*Problem details*
Set down the full listing exactly as given. Any pictures are to be left out.

*Given data*
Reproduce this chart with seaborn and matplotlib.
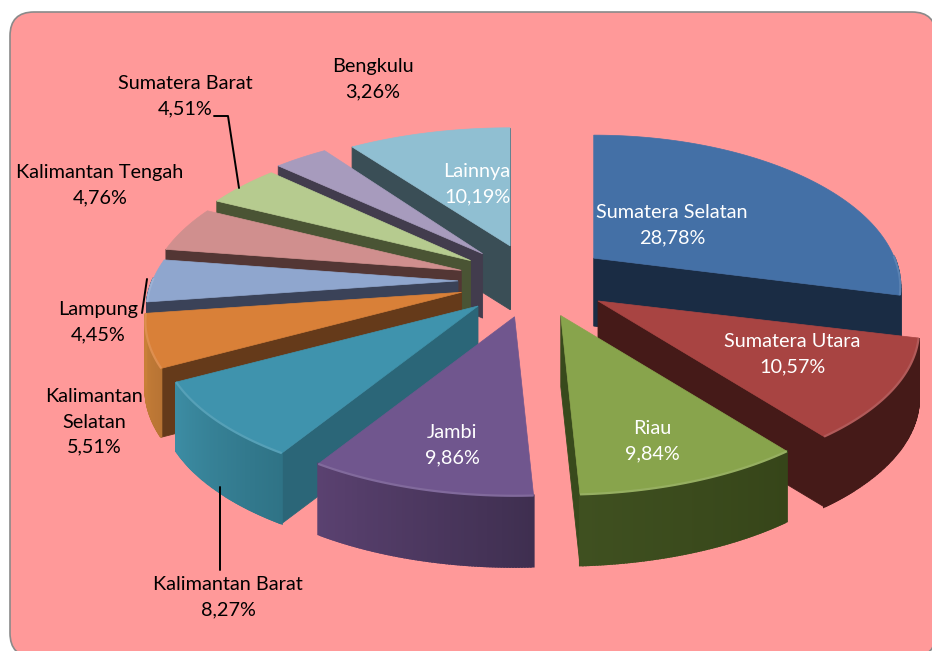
import numpy as np
import matplotlib
matplotlib.use("Agg")
import matplotlib.pyplot as plt
from matplotlib.patches import FancyBboxPatch
import seaborn as sns

# data, clockwise from twelve o'clock
labels = ["Sumatera Selatan", "Sumatera Utara", "Riau", "Jambi", "Kalimantan Barat",
          "Kalimantan Selatan", "Lampung", "Kalimantan Tengah", "Sumatera Barat",
          "Bengkulu", "Lainnya"]
shares = [28.78, 10.57, 9.84, 9.86, 8.27, 5.51, 4.45, 4.76, 4.51, 3.26, 10.19]

top_colors = ["#4470A6", "#A84442", "#88A44C", "#70568E", "#3F93AD", "#D98038",
              "#8FA6CE", "#D08F8E", "#B6CB8F", "#A79BBD", "#90BFD2"]
cut_colors = ["#1A2C44", "#451A18", "#384A1C", "#3F2F50", "#2B6678", "#653A1A",
              "#3A4258", "#533634", "#4A5434", "#423C4D", "#3A4E56"]
rim_start = ["#1A2C44", "#451A18", "#364519", "#3F2F50", "#2F7386", "#B87434",
             "#3A4258", "#533634", "#4A5434", "#423C4D", "#3A4E56"]
rim_end = ["#1A2C44", "#451A18", "#3F5020", "#5A4170", "#3C8CA3", "#C98038",
           "#3A4258", "#533634", "#4A5434", "#423C4D", "#3A4E56"]
# horizontal and vertical stretch of each slice, they are not quite the same size
stretch = [0.955, 1, 1, 0.99, 0.99, 0.985, 0.97, 0.975, 0.975, 1, 1]
squash = [1, 1, 1, 1, 1, 1, 1, 1, 1, 1, 0.96]
# back to front
draw_order = [0, 10, 9, 8, 7, 6, 5, 4, 1, 2, 3]

# projection of the tilted pie, in pixels
cx, cy = 534, 281
ex, ey = 76, 37

sns.set_theme(style="white")
plt.rcParams["font.family"] = ["Lato", "DejaVu Sans"]
palette = sns.color_palette(top_colors)

fig, ax = plt.subplots(figsize=(9.32, 6.51), dpi=100)
fig.subplots_adjust(0, 0, 1, 1)
ax.set_xlim(0, 932)
ax.set_ylim(651, 0)
ax.axis("off")
fig.patch.set_facecolor("white")

ax.add_patch(FancyBboxPatch((10, 12), 926, 645, boxstyle="round,pad=0,rounding_size=24",
                            fc="#FF9999", ec="#8A8A8A", lw=1.2, zorder=0))


def project(apex, th, r=1.0, down=False, k=1.0, q=1.0):
    c, s = np.cos(th), np.sin(th)
    x = apex[0] + r * k * 315 * (1 - 0.2 * c) * s
    y = apex[1] - r * q * (151 - 28 * c) * c
    if down:
        y = y + 67 - 4 * c
    return x, y


def mix(a, b, t):
    a, b = np.array(matplotlib.colors.to_rgb(a)), np.array(matplotlib.colors.to_rgb(b))
    return a + (b - a) * t


def draw_wedge(i, t1, t2):
    mid = (t1 + t2) / 2
    k, q = stretch[i], squash[i]
    apex = (cx + ex * np.sin(mid), cy - ey * np.cos(mid))
    arc = np.linspace(t1, t2, 80)
    ax_, ay_ = project(apex, arc, k=k, q=q)

    # cut faces that look towards the viewer
    for t, visible in ((t1, -np.sin(t1) > 0), (t2, np.sin(t2) > 0)):
        if visible:
            x0, y0 = project(apex, t, 0.0, k=k, q=q)
            x1, y1 = project(apex, t, 0.0, down=True, k=k, q=q)
            x2, y2 = project(apex, t, 1.0, down=True, k=k, q=q)
            x3, y3 = project(apex, t, 1.0, k=k, q=q)
            ax.fill([x0, x1, x2, x3], [y0, y1, y2, y3], color=cut_colors[i], lw=0.6)

    # outer wall, only the front half shows
    front = arc[np.cos(arc) < 0.02]
    if len(front) > 1:
        for j in range(len(front) - 1):
            a, b = front[j], front[j + 1]
            xa, ya = project(apex, a, k=k, q=q)
            xb, yb = project(apex, b, k=k, q=q)
            xc, yc = project(apex, b, down=True, k=k, q=q)
            xd, yd = project(apex, a, down=True, k=k, q=q)
            col = mix(rim_start[i], rim_end[i], j / (len(front) - 2 or 1))
            ax.fill([xa, xb, xc, xd], [ya, yb, yc, yd], color=col, lw=1.5)

    # top face
    ax.fill(np.r_[apex[0], ax_], np.r_[apex[1], ay_], color=palette[i], lw=0.5)

    # bevel along the rim
    if len(front) > 1:
        fx, fy = project(apex, front, k=k, q=q)
        ax.plot(fx, fy, color=mix(top_colors[i], "#FFFFFF", 0.12), lw=1.6,
                solid_capstyle="butt")


edges = np.r_[0, np.cumsum(shares)] / sum(shares) * 2 * np.pi
for i in draw_order:
    draw_wedge(i, edges[i], edges[i + 1])

# leader lines
ax.plot([214, 228, 239], [116, 116, 188], color="black", lw=1.4, zorder=4)
ax.plot([147, 142], [279, 313], color="black", lw=1.4, zorder=4)
ax.plot([220, 220], [487, 570], color="black", lw=1.4, zorder=4)

# outside labels
black_text = [
    (373, 79, "Bengkulu\n3,26%"),
    (185, 96, "Sumatera Barat\n4,51%"),
    (100, 185, "Kalimantan Tengah\n4,76%"),
    (98, 322, "Lampung\n4,45%"),
    (94, 422, "Kalimantan\nSelatan\n5,51%"),
    (228, 597, "Kalimantan Barat\n8,27%"),
]
for x, y, s in black_text:
    ax.text(x, y, s, ha="center", va="center", fontsize=14.3, color="black",
            linespacing=1.58, zorder=5)

# labels on the slices
white_text = [
    (477, 184, "Lainnya\n10,19%"),
    (672, 225, "Sumatera Selatan\n28,78%"),
    (792, 354, "Sumatera Utara\n10,57%"),
    (652, 441, "Riau\n9,84%"),
    (452, 445, "Jambi\n9,86%"),
]
for x, y, s in white_text:
    ax.text(x, y, s, ha="center", va="center", fontsize=14.3, color="white",
            linespacing=1.58, zorder=5)

fig.savefig("out.png", dpi=100, facecolor="white")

*Solution*
Reproduce this chart with seaborn and matplotlib.
import numpy as np
import matplotlib
matplotlib.use("Agg")
import matplotlib.pyplot as plt
from matplotlib.patches import FancyBboxPatch
import seaborn as sns

# data, clockwise from twelve o'clock
labels = ["Sumatera Selatan", "Sumatera Utara", "Riau", "Jambi", "Kalimantan Barat",
          "Kalimantan Selatan", "Lampung", "Kalimantan Tengah", "Sumatera Barat",
          "Bengkulu", "Lainnya"]
shares = [28.78, 10.57, 9.84, 9.86, 8.27, 5.51, 4.45, 4.76, 4.51, 3.26, 10.19]

top_colors = ["#4470A6", "#A84442", "#88A44C", "#70568E", "#3F93AD", "#D98038",
              "#8FA6CE", "#D08F8E", "#B6CB8F", "#A79BBD", "#90BFD2"]
cut_colors = ["#1A2C44", "#451A18", "#384A1C", "#3F2F50", "#2B6678", "#653A1A",
              "#3A4258", "#533634", "#4A5434", "#423C4D", "#3A4E56"]
rim_start = ["#1A2C44", "#451A18", "#364519", "#3F2F50", "#2F7386", "#B87434",
             "#3A4258", "#533634", "#4A5434", "#423C4D", "#3A4E56"]
rim_end = ["#1A2C44", "#451A18", "#3F5020", "#5A4170", "#3C8CA3", "#C98038",
           "#3A4258", "#533634", "#4A5434", "#423C4D", "#3A4E56"]
# horizontal and vertical stretch of each slice, they are not quite the same size
stretch = [0.955, 1, 1, 0.99, 0.99, 0.985, 0.97, 0.975, 0.975, 1, 1]
squash = [1, 1, 1, 1, 1, 1, 1, 1, 1, 1, 0.96]
# back to front
draw_order = [0, 10, 9, 8, 7, 6, 5, 4, 1, 2, 3]

# projection of the tilted pie, in pixels
cx, cy = 534, 281
ex, ey = 76, 37

sns.set_theme(style="white")
plt.rcParams["font.family"] = ["Lato", "DejaVu Sans"]
palette = sns.color_palette(top_colors)

fig, ax = plt.subplots(figsize=(9.32, 6.51), dpi=100)
fig.subplots_adjust(0, 0, 1, 1)
ax.set_xlim(0, 932)
ax.set_ylim(651, 0)
ax.axis("off")
fig.patch.set_facecolor("white")

ax.add_patch(FancyBboxPatch((10, 12), 926, 645, boxstyle="round,pad=0,rounding_size=24",
                            fc="#FF9999", ec="#8A8A8A", lw=1.2, zorder=0))


def project(apex, th, r=1.0, down=False, k=1.0, q=1.0):
    c, s = np.cos(th), np.sin(th)
    x = apex[0] + r * k * 315 * (1 - 0.2 * c) * s
    y = apex[1] - r * q * (151 - 28 * c) * c
    if down:
        y = y + 67 - 4 * c
    return x, y


def mix(a, b, t):
    a, b = np.array(matplotlib.colors.to_rgb(a)), np.array(matplotlib.colors.to_rgb(b))
    return a + (b - a) * t


def draw_wedge(i, t1, t2):
    mid = (t1 + t2) / 2
    k, q = stretch[i], squash[i]
    apex = (cx + ex * np.sin(mid), cy - ey * np.cos(mid))
    arc = np.linspace(t1, t2, 80)
    ax_, ay_ = project(apex, arc, k=k, q=q)

    # cut faces that look towards the viewer
    for t, visible in ((t1, -np.sin(t1) > 0), (t2, np.sin(t2) > 0)):
        if visible:
            x0, y0 = project(apex, t, 0.0, k=k, q=q)
            x1, y1 = project(apex, t, 0.0, down=True, k=k, q=q)
            x2, y2 = project(apex, t, 1.0, down=True, k=k, q=q)
            x3, y3 = project(apex, t, 1.0, k=k, q=q)
            ax.fill([x0, x1, x2, x3], [y0, y1, y2, y3], color=cut_colors[i], lw=0.6)

    # outer wall, only the front half shows
    front = arc[np.cos(arc) < 0.02]
    if len(front) > 1:
        for j in range(len(front) - 1):
            a, b = front[j], front[j + 1]
            xa, ya = project(apex, a, k=k, q=q)
            xb, yb = project(apex, b, k=k, q=q)
            xc, yc = project(apex, b, down=True, k=k, q=q)
            xd, yd = project(apex, a, down=True, k=k, q=q)
            col = mix(rim_start[i], rim_end[i], j / (len(front) - 2 or 1))
            ax.fill([xa, xb, xc, xd], [ya, yb, yc, yd], color=col, lw=1.5)

    # top face
    ax.fill(np.r_[apex[0], ax_], np.r_[apex[1], ay_], color=palette[i], lw=0.5)

    # bevel along the rim
    if len(front) > 1:
        fx, fy = project(apex, front, k=k, q=q)
        ax.plot(fx, fy, color=mix(top_colors[i], "#FFFFFF", 0.12), lw=1.6,
                solid_capstyle="butt")


edges = np.r_[0, np.cumsum(shares)] / sum(shares) * 2 * np.pi
for i in draw_order:
    draw_wedge(i, edges[i], edges[i + 1])

# leader lines
ax.plot([214, 228, 239], [116, 116, 188], color="black", lw=1.4, zorder=4)
ax.plot([147, 142], [279, 313], color="black", lw=1.4, zorder=4)
ax.plot([220, 220], [487, 570], color="black", lw=1.4, zorder=4)

# outside labels
black_text = [
    (373, 79, "Bengkulu\n3,26%"),
    (185, 96, "Sumatera Barat\n4,51%"),
    (100, 185, "Kalimantan Tengah\n4,76%"),
    (98, 322, "Lampung\n4,45%"),
    (94, 422, "Kalimantan\nSelatan\n5,51%"),
    (228, 597, "Kalimantan Barat\n8,27%"),
]
for x, y, s in black_text:
    ax.text(x, y, s, ha="center", va="center", fontsize=14.3, color="black",
            linespacing=1.58, zorder=5)

# labels on the slices
white_text = [
    (477, 184, "Lainnya\n10,19%"),
    (672, 225, "Sumatera Selatan\n28,78%"),
    (792, 354, "Sumatera Utara\n10,57%"),
    (652, 441, "Riau\n9,84%"),
    (452, 445, "Jambi\n9,86%"),
]
for x, y, s in white_text:
    ax.text(x, y, s, ha="center", va="center", fontsize=14.3, color="white",
            linespacing=1.58, zorder=5)

fig.savefig("out.png", dpi=100, facecolor="white")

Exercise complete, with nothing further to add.